**DATA:**
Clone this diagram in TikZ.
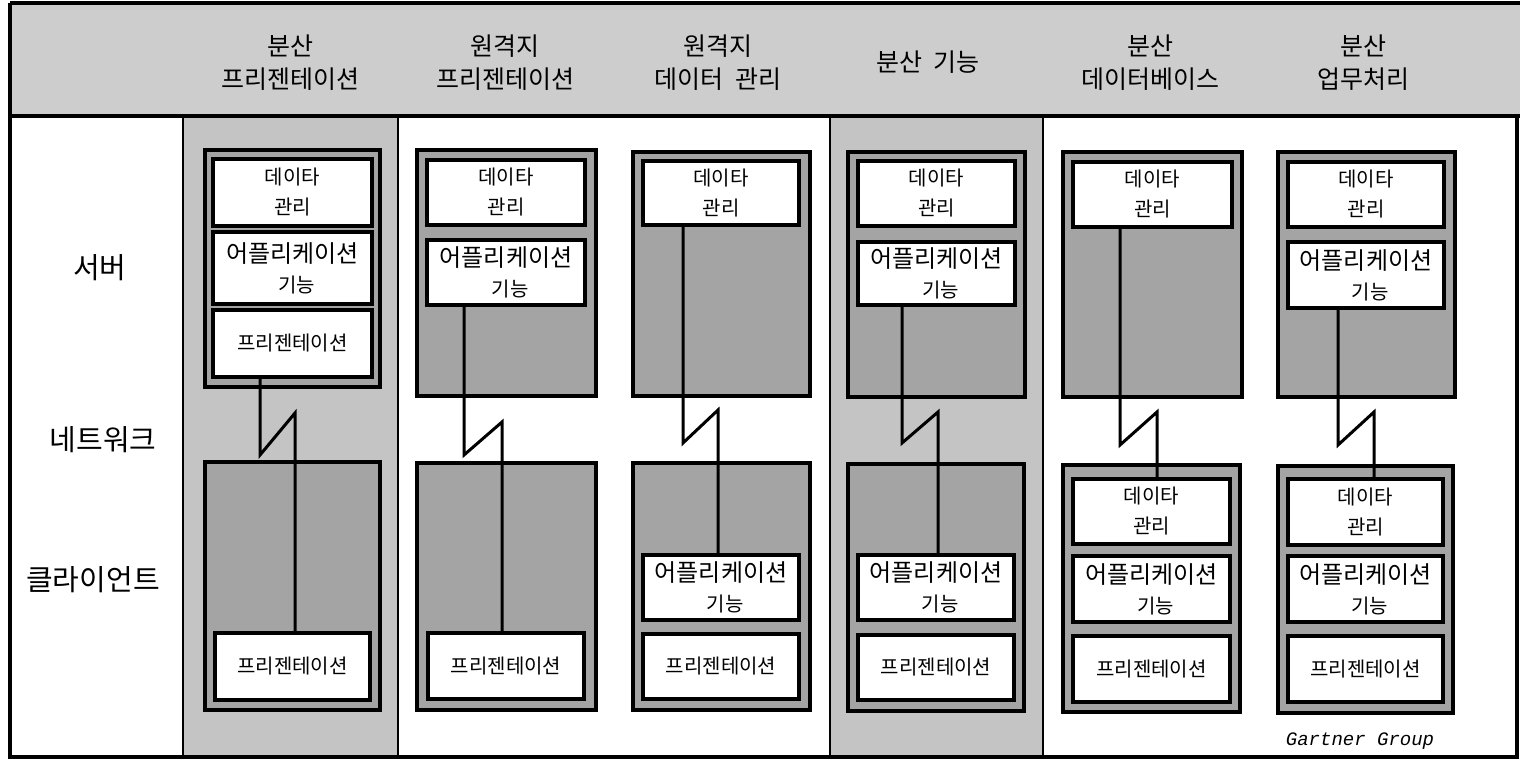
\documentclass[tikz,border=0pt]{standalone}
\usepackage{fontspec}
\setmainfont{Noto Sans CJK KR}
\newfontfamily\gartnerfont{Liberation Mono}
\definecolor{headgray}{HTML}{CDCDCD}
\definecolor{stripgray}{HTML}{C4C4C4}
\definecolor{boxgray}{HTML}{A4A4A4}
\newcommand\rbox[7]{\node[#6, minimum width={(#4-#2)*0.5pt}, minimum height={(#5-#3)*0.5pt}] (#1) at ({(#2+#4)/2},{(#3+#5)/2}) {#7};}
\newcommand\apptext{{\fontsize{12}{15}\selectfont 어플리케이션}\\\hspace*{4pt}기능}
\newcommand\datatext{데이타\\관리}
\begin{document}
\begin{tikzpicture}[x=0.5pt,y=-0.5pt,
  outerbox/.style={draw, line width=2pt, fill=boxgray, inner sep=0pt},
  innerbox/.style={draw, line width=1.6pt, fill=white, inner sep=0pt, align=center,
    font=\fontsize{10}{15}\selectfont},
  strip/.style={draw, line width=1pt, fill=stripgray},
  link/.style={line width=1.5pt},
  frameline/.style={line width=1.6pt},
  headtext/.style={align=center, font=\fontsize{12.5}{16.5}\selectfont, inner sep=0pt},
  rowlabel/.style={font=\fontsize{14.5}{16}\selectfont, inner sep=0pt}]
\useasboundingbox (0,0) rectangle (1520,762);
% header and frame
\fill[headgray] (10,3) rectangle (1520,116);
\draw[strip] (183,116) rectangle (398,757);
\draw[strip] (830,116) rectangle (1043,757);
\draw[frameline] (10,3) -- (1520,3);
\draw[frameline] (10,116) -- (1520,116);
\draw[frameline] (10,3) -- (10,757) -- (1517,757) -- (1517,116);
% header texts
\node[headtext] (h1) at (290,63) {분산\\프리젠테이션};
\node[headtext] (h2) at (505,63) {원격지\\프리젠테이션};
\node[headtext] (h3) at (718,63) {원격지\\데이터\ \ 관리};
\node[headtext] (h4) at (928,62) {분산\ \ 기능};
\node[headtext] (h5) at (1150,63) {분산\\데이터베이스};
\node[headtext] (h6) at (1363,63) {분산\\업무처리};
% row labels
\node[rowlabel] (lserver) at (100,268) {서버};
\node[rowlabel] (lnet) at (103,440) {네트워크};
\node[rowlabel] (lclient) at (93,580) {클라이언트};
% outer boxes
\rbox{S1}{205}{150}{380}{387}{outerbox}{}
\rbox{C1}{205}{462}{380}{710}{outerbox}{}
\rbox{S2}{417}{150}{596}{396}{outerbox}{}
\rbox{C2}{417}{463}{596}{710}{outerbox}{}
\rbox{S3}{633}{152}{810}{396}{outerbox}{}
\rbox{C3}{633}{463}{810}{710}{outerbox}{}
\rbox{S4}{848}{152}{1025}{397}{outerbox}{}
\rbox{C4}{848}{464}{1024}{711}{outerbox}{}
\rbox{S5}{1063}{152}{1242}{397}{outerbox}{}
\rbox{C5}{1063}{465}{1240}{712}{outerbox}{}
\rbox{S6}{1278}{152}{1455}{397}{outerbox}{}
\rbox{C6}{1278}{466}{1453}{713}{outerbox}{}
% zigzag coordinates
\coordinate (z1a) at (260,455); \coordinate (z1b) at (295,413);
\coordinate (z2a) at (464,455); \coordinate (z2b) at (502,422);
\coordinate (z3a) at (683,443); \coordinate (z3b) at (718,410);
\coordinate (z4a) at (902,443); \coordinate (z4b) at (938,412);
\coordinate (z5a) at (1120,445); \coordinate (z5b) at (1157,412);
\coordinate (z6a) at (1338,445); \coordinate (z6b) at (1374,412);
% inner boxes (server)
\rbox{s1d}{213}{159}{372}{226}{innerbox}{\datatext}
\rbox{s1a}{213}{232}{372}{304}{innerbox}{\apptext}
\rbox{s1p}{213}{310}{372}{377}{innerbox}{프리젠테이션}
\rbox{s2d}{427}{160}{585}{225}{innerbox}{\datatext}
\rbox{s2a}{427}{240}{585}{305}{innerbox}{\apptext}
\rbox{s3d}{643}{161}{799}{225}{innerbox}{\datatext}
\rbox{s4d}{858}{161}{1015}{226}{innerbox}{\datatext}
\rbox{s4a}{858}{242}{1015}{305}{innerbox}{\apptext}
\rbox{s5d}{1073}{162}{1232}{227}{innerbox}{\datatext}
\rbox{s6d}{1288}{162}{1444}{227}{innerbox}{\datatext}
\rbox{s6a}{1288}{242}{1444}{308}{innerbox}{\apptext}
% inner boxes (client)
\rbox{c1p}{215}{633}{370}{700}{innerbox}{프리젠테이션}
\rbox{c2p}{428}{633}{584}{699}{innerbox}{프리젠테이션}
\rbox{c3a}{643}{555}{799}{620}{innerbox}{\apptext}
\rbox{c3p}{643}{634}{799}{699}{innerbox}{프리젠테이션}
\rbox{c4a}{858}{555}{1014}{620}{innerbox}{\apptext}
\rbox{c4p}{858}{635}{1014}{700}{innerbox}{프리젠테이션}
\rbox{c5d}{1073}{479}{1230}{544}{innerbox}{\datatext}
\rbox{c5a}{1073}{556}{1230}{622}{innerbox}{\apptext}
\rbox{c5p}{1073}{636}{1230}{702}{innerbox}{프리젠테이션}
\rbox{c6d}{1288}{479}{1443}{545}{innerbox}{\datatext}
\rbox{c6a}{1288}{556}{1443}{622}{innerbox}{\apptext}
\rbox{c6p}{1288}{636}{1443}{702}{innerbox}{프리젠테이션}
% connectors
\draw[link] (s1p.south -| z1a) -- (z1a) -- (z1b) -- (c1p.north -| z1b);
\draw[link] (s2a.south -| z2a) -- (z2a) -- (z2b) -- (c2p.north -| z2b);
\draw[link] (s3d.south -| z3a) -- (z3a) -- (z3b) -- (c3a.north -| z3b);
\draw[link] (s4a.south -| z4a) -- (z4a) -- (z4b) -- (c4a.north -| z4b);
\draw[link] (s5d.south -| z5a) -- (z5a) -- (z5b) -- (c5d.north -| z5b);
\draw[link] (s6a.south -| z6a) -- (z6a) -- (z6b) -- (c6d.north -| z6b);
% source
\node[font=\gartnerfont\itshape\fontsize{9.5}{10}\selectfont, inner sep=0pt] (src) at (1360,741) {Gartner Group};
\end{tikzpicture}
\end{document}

**JOB:**
Reproduce all of the material exactly, apart from the pictures.

**OUTPUT OF THE EXERCISE:**
Clone this diagram in TikZ.
\documentclass[tikz,border=0pt]{standalone}
\usepackage{fontspec}
\setmainfont{Noto Sans CJK KR}
\newfontfamily\gartnerfont{Liberation Mono}
\definecolor{headgray}{HTML}{CDCDCD}
\definecolor{stripgray}{HTML}{C4C4C4}
\definecolor{boxgray}{HTML}{A4A4A4}
\newcommand\rbox[7]{\node[#6, minimum width={(#4-#2)*0.5pt}, minimum height={(#5-#3)*0.5pt}] (#1) at ({(#2+#4)/2},{(#3+#5)/2}) {#7};}
\newcommand\apptext{{\fontsize{12}{15}\selectfont 어플리케이션}\\\hspace*{4pt}기능}
\newcommand\datatext{데이타\\관리}
\begin{document}
\begin{tikzpicture}[x=0.5pt,y=-0.5pt,
  outerbox/.style={draw, line width=2pt, fill=boxgray, inner sep=0pt},
  innerbox/.style={draw, line width=1.6pt, fill=white, inner sep=0pt, align=center,
    font=\fontsize{10}{15}\selectfont},
  strip/.style={draw, line width=1pt, fill=stripgray},
  link/.style={line width=1.5pt},
  frameline/.style={line width=1.6pt},
  headtext/.style={align=center, font=\fontsize{12.5}{16.5}\selectfont, inner sep=0pt},
  rowlabel/.style={font=\fontsize{14.5}{16}\selectfont, inner sep=0pt}]
\useasboundingbox (0,0) rectangle (1520,762);
% header and frame
\fill[headgray] (10,3) rectangle (1520,116);
\draw[strip] (183,116) rectangle (398,757);
\draw[strip] (830,116) rectangle (1043,757);
\draw[frameline] (10,3) -- (1520,3);
\draw[frameline] (10,116) -- (1520,116);
\draw[frameline] (10,3) -- (10,757) -- (1517,757) -- (1517,116);
% header texts
\node[headtext] (h1) at (290,63) {분산\\프리젠테이션};
\node[headtext] (h2) at (505,63) {원격지\\프리젠테이션};
\node[headtext] (h3) at (718,63) {원격지\\데이터\ \ 관리};
\node[headtext] (h4) at (928,62) {분산\ \ 기능};
\node[headtext] (h5) at (1150,63) {분산\\데이터베이스};
\node[headtext] (h6) at (1363,63) {분산\\업무처리};
% row labels
\node[rowlabel] (lserver) at (100,268) {서버};
\node[rowlabel] (lnet) at (103,440) {네트워크};
\node[rowlabel] (lclient) at (93,580) {클라이언트};
% outer boxes
\rbox{S1}{205}{150}{380}{387}{outerbox}{}
\rbox{C1}{205}{462}{380}{710}{outerbox}{}
\rbox{S2}{417}{150}{596}{396}{outerbox}{}
\rbox{C2}{417}{463}{596}{710}{outerbox}{}
\rbox{S3}{633}{152}{810}{396}{outerbox}{}
\rbox{C3}{633}{463}{810}{710}{outerbox}{}
\rbox{S4}{848}{152}{1025}{397}{outerbox}{}
\rbox{C4}{848}{464}{1024}{711}{outerbox}{}
\rbox{S5}{1063}{152}{1242}{397}{outerbox}{}
\rbox{C5}{1063}{465}{1240}{712}{outerbox}{}
\rbox{S6}{1278}{152}{1455}{397}{outerbox}{}
\rbox{C6}{1278}{466}{1453}{713}{outerbox}{}
% zigzag coordinates
\coordinate (z1a) at (260,455); \coordinate (z1b) at (295,413);
\coordinate (z2a) at (464,455); \coordinate (z2b) at (502,422);
\coordinate (z3a) at (683,443); \coordinate (z3b) at (718,410);
\coordinate (z4a) at (902,443); \coordinate (z4b) at (938,412);
\coordinate (z5a) at (1120,445); \coordinate (z5b) at (1157,412);
\coordinate (z6a) at (1338,445); \coordinate (z6b) at (1374,412);
% inner boxes (server)
\rbox{s1d}{213}{159}{372}{226}{innerbox}{\datatext}
\rbox{s1a}{213}{232}{372}{304}{innerbox}{\apptext}
\rbox{s1p}{213}{310}{372}{377}{innerbox}{프리젠테이션}
\rbox{s2d}{427}{160}{585}{225}{innerbox}{\datatext}
\rbox{s2a}{427}{240}{585}{305}{innerbox}{\apptext}
\rbox{s3d}{643}{161}{799}{225}{innerbox}{\datatext}
\rbox{s4d}{858}{161}{1015}{226}{innerbox}{\datatext}
\rbox{s4a}{858}{242}{1015}{305}{innerbox}{\apptext}
\rbox{s5d}{1073}{162}{1232}{227}{innerbox}{\datatext}
\rbox{s6d}{1288}{162}{1444}{227}{innerbox}{\datatext}
\rbox{s6a}{1288}{242}{1444}{308}{innerbox}{\apptext}
% inner boxes (client)
\rbox{c1p}{215}{633}{370}{700}{innerbox}{프리젠테이션}
\rbox{c2p}{428}{633}{584}{699}{innerbox}{프리젠테이션}
\rbox{c3a}{643}{555}{799}{620}{innerbox}{\apptext}
\rbox{c3p}{643}{634}{799}{699}{innerbox}{프리젠테이션}
\rbox{c4a}{858}{555}{1014}{620}{innerbox}{\apptext}
\rbox{c4p}{858}{635}{1014}{700}{innerbox}{프리젠테이션}
\rbox{c5d}{1073}{479}{1230}{544}{innerbox}{\datatext}
\rbox{c5a}{1073}{556}{1230}{622}{innerbox}{\apptext}
\rbox{c5p}{1073}{636}{1230}{702}{innerbox}{프리젠테이션}
\rbox{c6d}{1288}{479}{1443}{545}{innerbox}{\datatext}
\rbox{c6a}{1288}{556}{1443}{622}{innerbox}{\apptext}
\rbox{c6p}{1288}{636}{1443}{702}{innerbox}{프리젠테이션}
% connectors
\draw[link] (s1p.south -| z1a) -- (z1a) -- (z1b) -- (c1p.north -| z1b);
\draw[link] (s2a.south -| z2a) -- (z2a) -- (z2b) -- (c2p.north -| z2b);
\draw[link] (s3d.south -| z3a) -- (z3a) -- (z3b) -- (c3a.north -| z3b);
\draw[link] (s4a.south -| z4a) -- (z4a) -- (z4b) -- (c4a.north -| z4b);
\draw[link] (s5d.south -| z5a) -- (z5a) -- (z5b) -- (c5d.north -| z5b);
\draw[link] (s6a.south -| z6a) -- (z6a) -- (z6b) -- (c6d.north -| z6b);
% source
\node[font=\gartnerfont\itshape\fontsize{9.5}{10}\selectfont, inner sep=0pt] (src) at (1360,741) {Gartner Group};
\end{tikzpicture}
\end{document}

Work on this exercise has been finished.